And Ubisoft? Ubisoft thinks the future lies in making a computerised Sigourney Weaver’s wrinkles look like they’re protruding from the surface of the TV. That’s right folks, it’s the magic of three dimensions. The 1980s officially never happened.


SURPRISE.

SURPRISE.

I’m being more than a little facetious here, naturally. Today’s high definition 3D technology is to the kitsch paper glasses of Michael Jackson’s heyday what a jetpack is to a hot-air balloon. Shame then that we weren’t able to test the associated functionality in James Cameron’s Avatar: The Game, based on and produced in tandem with the long-awaited film of the same name, my trusty personal flatscreen being woefully short on firepower. A complimentary 3D-enabled set would be nice if you’re going to make a habit of this sort of thing, Ubi.


My first thought on firing up the Xbox 360 version was that Avatar looks absolutely fine without 3D, thank you very much. Ubisoft Montreal has transplanted the film’s Predator-esque, fruit-loops-on-gun-metal art direction to the humble confines of a DVD9 in spectacular style, with a color palette which puts the original incarnation of the Dunia engine, Far Cry 2, to shame. You’ll definitely get more pith out of those graphical melons if you pick the Na’vi, with their vibrantly cheesy tribal décor, over tedious old utilitarian homo sapiens, but whichever way we cut it this is a treat for the eyes.


Presumably a morale-raising visit from David Milliband is imminent.

Presumably a morale-raising visit from David Milliband is imminent.

The Na’vi and humanity, with player character “Able” Ryder ranking among the latter, are warring over the tropical fastness of Pandora, an extra-solar planet known for its carnivorous flora and improbable panoramas of dangling, vine-enmeshed boulders. Humanity is in it for the raw materials, while the Na’vi are in it because they happen to live there. No, it doesn’t take a genius to work out where the old moral compass is pointing, and real world analogies are only a Wikipedia page away.

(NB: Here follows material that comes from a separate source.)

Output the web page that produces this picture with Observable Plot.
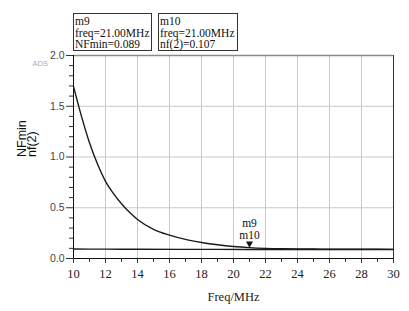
<!DOCTYPE html>
<html>
<head>
<meta charset="utf-8">
<script src="https://cdn.jsdelivr.net/npm/d3@7"></script>
<script src="https://cdn.jsdelivr.net/npm/@observablehq/plot@0.6"></script>
<style>
  html, body { margin: 0; padding: 0; background: #fff; }
  #chart svg { display: block; }
</style>
</head>
<body>
<div id="chart"></div>
<script>
// ---- data ----
const nf2Freq = [10, 10.5, 11, 11.5, 12, 12.5, 13, 13.5, 14, 15, 16, 17, 18, 19, 20, 21, 22, 23, 24, 25, 26, 28, 30];
const nf2     = [1.695, 1.40, 1.14, 0.93, 0.76, 0.64, 0.54, 0.455, 0.385, 0.288, 0.23, 0.188, 0.158, 0.135, 0.118, 0.107, 0.100, 0.096, 0.094, 0.093, 0.092, 0.091, 0.090];
const nfminFreq = [10, 12, 14, 17, 21, 25, 30];
const nfmin     = [0.093, 0.092, 0.091, 0.090, 0.089, 0.088, 0.088];

const xMajorTicks = [10, 12, 14, 16, 18, 20, 22, 24, 26, 28, 30];
const xMinorTicks = [11, 13, 15, 17, 19, 21, 23, 25, 27, 29];
const yMajorTicks = [0, 0.5, 1.0, 1.5, 2.0];
const yMinorTicks = [0.1,0.2,0.3,0.4,0.6,0.7,0.8,0.9,1.1,1.2,1.3,1.4,1.6,1.7,1.8,1.9];

const markerNames  = ["m9", "m10"];
const markerVars   = ["NFmin", "nf(2)"];
const markerFreq   = [21, 21];
const markerValues = [0.089, 0.107];

const xLabel = "Freq/MHz";
const yLabelLines = ["NFmin", "nf(2)"];
const watermark = "ADS";

// ---- build tables ----
const nf2Data = nf2Freq.map((f, i) => ({f, v: nf2[i]}));
const nfminData = nfminFreq.map((f, i) => ({f, v: nfmin[i]}));
const markers = markerNames.map((n, i) => ({name: n, varName: markerVars[i], f: markerFreq[i], v: markerValues[i]}));
const shownMarker = markers.filter(d => d.name === "m10");

const serif = "Liberation Serif";
const sans = "Liberation Sans";

const plot = Plot.plot({
  width: 409,
  height: 311,
  marginLeft: 73,
  marginRight: 16,
  marginTop: 55,
  marginBottom: 53,
  x: {domain: [10, 30]},
  y: {domain: [0, 2]},
  marks: [
    Plot.gridX(xMajorTicks.filter(d => d > 10 && d < 30), {stroke: "#c8c8c8", strokeOpacity: 1}),
    Plot.gridY(yMajorTicks.filter(d => d > 0 && d < 2), {stroke: "#c8c8c8", strokeOpacity: 1}),
    Plot.ruleY([2], {stroke: "#8a8a8a", strokeWidth: 1.6}),
    Plot.ruleX([30], {stroke: "#333", strokeWidth: 1}),
    Plot.ruleX([10], {stroke: "#111", strokeWidth: 1}),
    Plot.ruleY([0], {stroke: "#111", strokeWidth: 1}),
    Plot.line(nfminData, {x: "f", y: "v", stroke: "#1a1a1a", strokeWidth: 1.4, curve: "monotone-x"}),
    Plot.line(nf2Data, {x: "f", y: "v", stroke: "#1a1a1a", strokeWidth: 1.4, curve: "monotone-x"}),
    Plot.axisY(yMajorTicks, {tickSize: 7, tickPadding: 2, tickFormat: d3.format(".1f"), fontSize: 10.5, fill: "#444", stroke: "#333", label: null}),
    Plot.axisY(yMinorTicks, {tickSize: 4, text: null, stroke: "#333", label: null}),
    Plot.axisX(xMajorTicks, {tickSize: 5, tickPadding: 6, fontSize: 12.5, fill: "#222", stroke: "#333", label: null}),
    Plot.axisX(xMinorTicks, {tickSize: 4, text: null, stroke: "#333", label: null}),
    Plot.text([xLabel], {frameAnchor: "bottom", dy: 38, lineAnchor: "middle", fontSize: 12.5, fill: "#222"}),
    Plot.text([yLabelLines.join("\n")], {frameAnchor: "left", dx: -46, rotate: -90, lineAnchor: "middle", lineHeight: 0.85, fontSize: 12.5, fill: "#111"}),
    Plot.text([watermark], {frameAnchor: "top-left", dx: -41, dy: 8, lineAnchor: "middle", fontSize: 7.5, fill: "#aaa"}),
    Plot.dot(shownMarker, {x: "f", y: "v", symbol: "triangle", rotate: 180, r: 2.6, dy: -4, fill: "#111", stroke: "none"}),
    Plot.text(shownMarker, {x: "f", y: "v", text: () => markerNames[0], dy: -24, lineAnchor: "middle", fontSize: 11.5, fill: "#111"}),
    Plot.text(shownMarker, {x: "f", y: "v", text: () => markerNames[1], dy: -12.5, lineAnchor: "middle", fontSize: 11.5, fill: "#111"})
  ]
});

// font families: serif for everything except y tick labels, y title and watermark
const svgSel = d3.select(plot);
svgSel.attr("font-family", serif).style("background", "#fff");
const sansTexts = new Set(yMajorTicks.map(d3.format(".1f")).concat([watermark]));
svgSel.selectAll("text, tspan").each(function() {
  const el = d3.select(this);
  const t = this.textContent;
  const isSans = sansTexts.has(t) || t.includes(yLabelLines[0]) || yLabelLines.includes(t);
  el.style("font-family", isSans ? sans : serif);
});

// marker readout boxes above the plot
const boxLeft = [73.5, 158.5];
const boxWidth = [78, 79];
const g = svgSel.append("g").attr("text-anchor", "start");
markers.forEach((m, i) => {
  g.append("rect")
    .attr("x", boxLeft[i]).attr("y", 13.5)
    .attr("width", boxWidth[i]).attr("height", 37)
    .attr("fill", "#fff").attr("stroke", "#333").attr("stroke-width", 1);
  const lines = [m.name, `freq=${m.f.toFixed(2)}MHz`, `${m.varName}=${m.v.toFixed(3)}`];
  lines.forEach((t, j) => {
    g.append("text")
      .attr("x", boxLeft[i] + 1.5)
      .attr("y", 25 + j * 11.5)
      .attr("text-anchor", "start")
      .style("font-family", serif)
      .attr("font-size", 11.5)
      .attr("fill", "#111")
      .text(t);
  });
});

document.getElementById("chart").appendChild(plot);
</script>
</body>
</html>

To function more effectively in the toxic Pandoran atmosphere, the RDA have developed a method of downloading human brain patterns to the body of a genetically engineered Na’vi, letting their soldiers do battle from the comfort and security of a psychic link-up couch. This is oh so very meta, of course, and might have been expanded into a critique of the politics of commandeering a digital personality, but the script soon nosedives into that hoary old dilemma, cherished among action filmmakers, of whether to follow your conscience or stay loyal to your origins.